The efficiency of the process is therefore not limited to the automation of vulnerability collection. In the downstream part of the process (remediation management), play-books can be used to mobilize the resources needed to implement corrective measures: identification of the person in charge of the task, automatic creation of incident tickets, generation of scripts for Infrastructure as Code solutions, etc.
Upstream, the CISO finally has, and often for the first time, a real-time perception of the progress of remediation plans.
The vulnerability management solution is then the orchestrator of the ecosystem of solutions aiming at detecting, qualifying, correcting and monitoring vulnerabilities affecting the company.
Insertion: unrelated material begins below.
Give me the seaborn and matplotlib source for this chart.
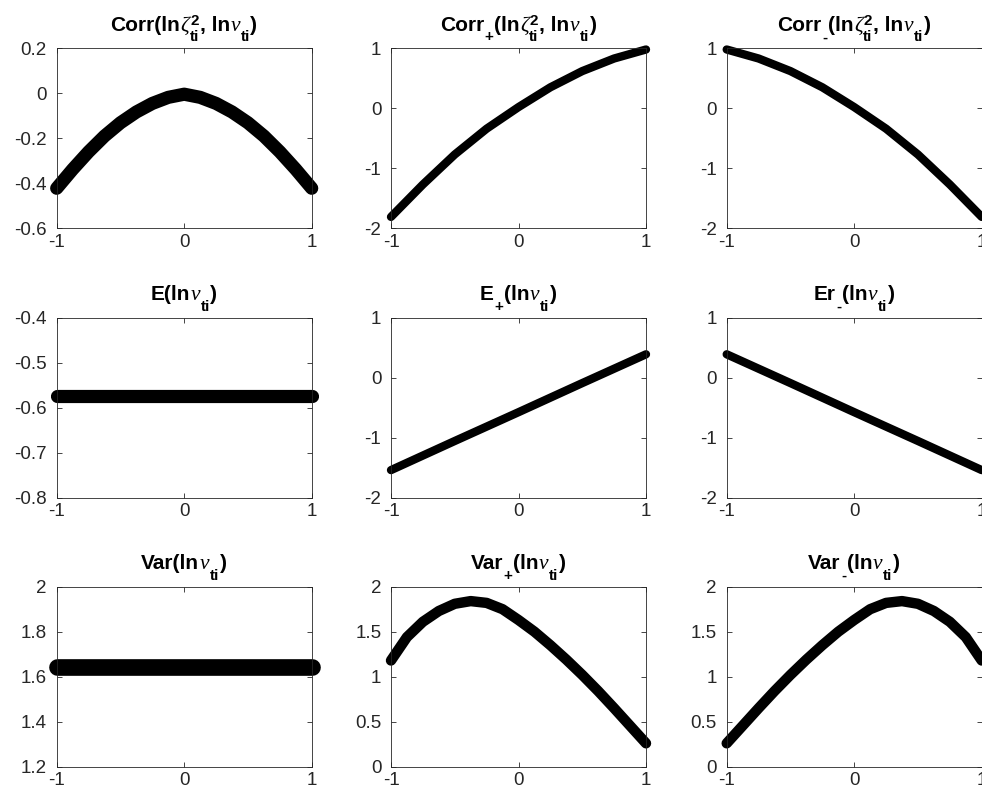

Designed as an open system, it also allows third party tools and processes (SIEM, GRC, Compliance, Forensics, …) to be fed with consolidated and structured data on vulnerabilities, assets and threats affecting the business.
As a true cornerstone of corporate cyber security, vulnerability management can finally be synonymous with a scalable, effective practice for which it is now possible to have factual indicators reflecting the efforts made by security teams and teams in charge of remediation.
Besides the direct impact on the company’s security posture, through a reduction in the vulnerability exploitation window, or even the mobilization of experts on high added-value tasks, the integration of a vulnerability management orchestration solution can also have indirect benefits, such as better understanding the information system thanks or even a tenfold increase in the commitment of the teams thanks to the quantification of the impact of their actions on the company’s security.